Knowledge is Everywhere. Here are Four Ways to Make It Easier to Share.
A wealth of knowledge – knowhow and wisdom – rests with the officials, professionals, practitioners and communities. The challenge is to unleash the untapped power of this information.
Recently, my daughter interviewed my 82-year-old mother for a middle school assignment on migration. My mother spoke about her personal journey through the last eight decades. She was a young girl who migrated with her family and was torn from the world she knew. She was a student in India, an economist, a homemaker, teacher, social worker and eventually a grandmother.
In about an hour, my daughter had absorbed a depth of learning that no history book could provide. She got a sense of evolution, time, sharing, mechanisms of coping with trauma, successes, failures, gender disparities, gadget-less entertainment, technological transformation and how suddenly the world had become so small.
This made me reflect on my own work in development and knowledge management, which I see as two sides of the same coin. What had happened with my daughter and mother was the transfer of knowledge through experiential learning at its best. And it was the result of just one conversation!
My mother had successfully shared knowledge. But what is knowledge? It is something that is everywhere. In my line of work, as a development professional, it is in every discussion, in every handshake, in every discipline, in every role and responsibility, in the investments we design, in our reports, research, and conferences.
More so, a wealth of knowledge – knowhow and wisdom – rests with the officials, professionals, practitioners and communities of the countries we work in. That is the untapped power of knowledge that needs to be unleashed in order to address the common development challenges that these countries face.
Why aren’t our cities livable? Why are we running out of clean water? Why haven’t we gotten rid of waste? Why are we stuck in endless traffic? Why can’t I see the blue sky anymore? Why are so many people still out of jobs? Why should I be sending my children to study overseas so far away from home? Will I lose my home in the next storm? Why are thousands subjected to terror? Why are girls meaningless in some societies? How do I care for my aging parents without dislocating them from the country they always called home?
These are challenges shared by many societies in Asia, despite the fact that the region’s countries are highly diverse with differing cultures, governance systems that constrain sustainable growth and progressive development. While the issues and challenges can be similar, knowledge solutions to help address them need to be differentiated and contextualized.
Four ways that development professionals can do a better job sharing knowledge.
As development professionals, we spend our career sharing solutions. We need to do a better job of also sharing the processes behind the solutions. This can be done in part by getting countries to “speak” to each other through multiple platforms, including virtual ones, in order to share information on the details behind how shared problems were solved.

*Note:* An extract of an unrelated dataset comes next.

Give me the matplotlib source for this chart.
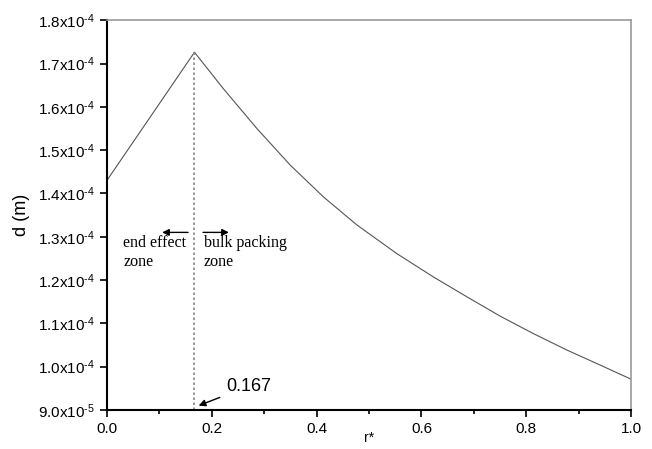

Here are four ways we can do a better job of that:
- We need to unlock or liberate the knowledge value of infrastructure projects, which over the years have accumulated tremendous latent knowledge. Project preparation provides opportunities to pair international and national experts to design and share unique investment solutions. These are based on rich engineering feasibility studies and valuable economic, sectoral, environment, poverty and social assessments. Innovative knowledge products gathering lessons from field operations and data analysis can be created and shared for guidance on upcoming projects within and in other countries.
- Many countries need help enhancing their own knowledge management capabilities, particularly in the area of consolidating local solutions, indigenous know how, experiences and wisdom. Working with the diverse countries of Asia, we are equipped to understand the nuances of local expressions, institutional governance, culture and communication. We can channel this into mechanisms to drive the change that countries want to leapfrog towards achieving not only their own aspirations, but international objectives as well, such as the Sustainable Development Goals and global climate commitments.
- Knowledge is known to grow through diffusion, dispersion, dissemination and demonstration. A tried and tested technique to increase the impact of shared knowledge is the train-the -trainers program. This has shown tremendous success in influencing institutions to think differently and demonstrate change. The program typically enables a core group of people to enhance their skills on addressing a particular issue and systematically share this ability within their institutions following their own institutional culture, which makes the learning more sustainable.
- Knowledge should be treated as an asset. An infrastructure project should not be seen as “complete” simply because it built a structure. As part of a “knowledge asset management” approach, the thinking that was behind the design and implementation of the project – from documents and from the minds of those involved - should also be valued and captured.
Knowledge, or more specifically the channeling and transferring of it to the people who need it when they need it, can be a powerful tool in sustainable development. Over more than 25 years of working in this area across multiple sectors, I have learned that personal growth and adapting is a way of life. That same tenet applies to the countries we serve as development professionals, applying our technical expertise and understanding to enable them to find solutions to their development aspirations and persisting challenges.
Our challenge in this fast-expanding world of knowledge is to use these learning experiences as drivers of change by transferring knowhow and experiences, building on what works and understanding better what does not and why, thereby contributing to the countries intellectual fabric by learning from the past.
In short, we need to do a better job of what my 82-year-old mother does when she shares her stories with my daughter.